Evelyn Boyd Granville was the second black woman to earn a Ph.D. in mathematics. She was a longtime professor and worked on important NASA space computer software programs.
Granville was born on May 1, 1924, in Washington, D.C., to William and Julia Boyd. Her father held a variety of jobs, including custodian, chauffeur, and messenger for the FBI; her mother, Julia, became a currency inspector for the U.S. Bureau of Engraving and Printing.
She graduated one of five valedictorians of her Dunbar High School senior class. She then enrolled at Smith College in 1941 with a partial scholarship from Phi Delta Kappa. She graduated summa cum laude in 1945 with honors in mathematics. Edward then went on to become only the second black woman to earn a Ph.D. in mathematics, from Yale University in 1949 (after Euphemia Lofton Haynes, who earned a mathematics Ph.D. in 1943).
After graduation, Granville determined she had a passion for teaching. She became an associate professor of mathematics at Fisk University in Nashville, Tennessee. In 1952, Granville decided to give up teaching to become a mathematician for the National Bureau of Standards in Washington, D.C. She later took a job with the International Business Machines Corporation (IBM); she created computer software that analyzed satellite orbits for the Project Vanguard and Project Mercury space programs.
Granville moved to Los Angeles in 1960 to perform research on computing orbits for the Computation and Data Reduction Center of Space Technology. In 1962, Granville accepted work on the Apollo Project at North American Aviation.

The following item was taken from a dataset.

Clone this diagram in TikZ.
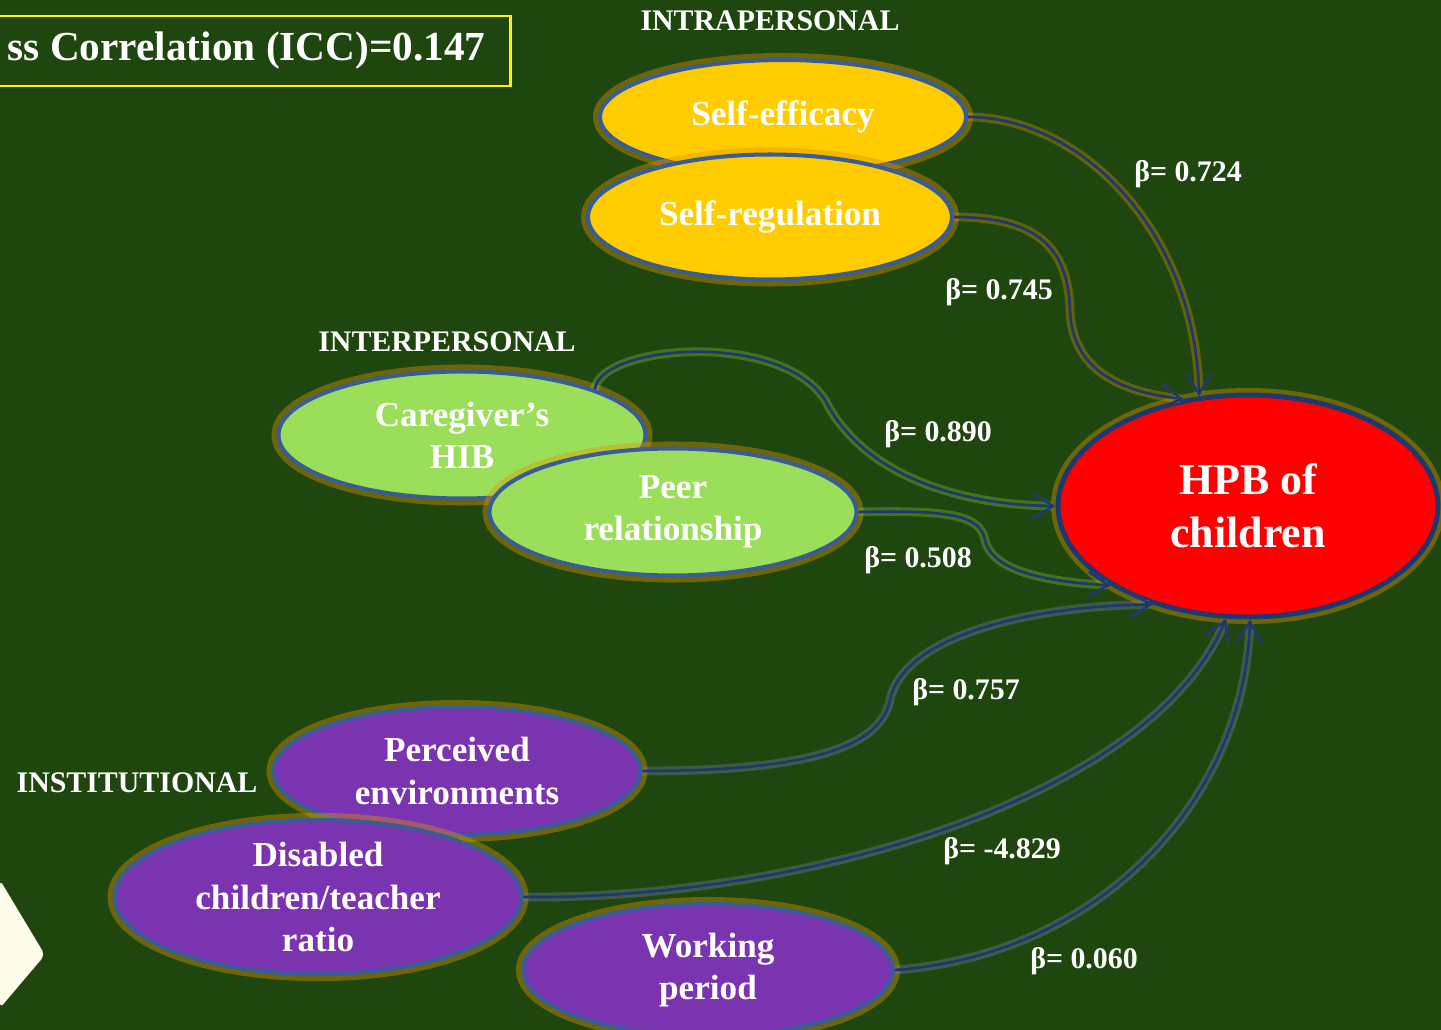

In 1967, Granville made the decision to return to the classroom, teaching computer programming and numerical analysis at California State University, Los Angeles. During this time, she co-authored her first college textbook and participated in the Miller Mathematics Improvement Program, a supplemental math program for select California elementary schools.
Granville retired from teaching and moved from Los Angeles to Texas in 1984, but her retirement didn’t last long. She returned back to the classroom to teach eighth-grade students basic computer skills. In 1989, she was awarded an honorary doctorate by her alma mater, Smith College, the first honorary doctorate given to an African-American female mathematician by an American institution. She finally retired in 1997.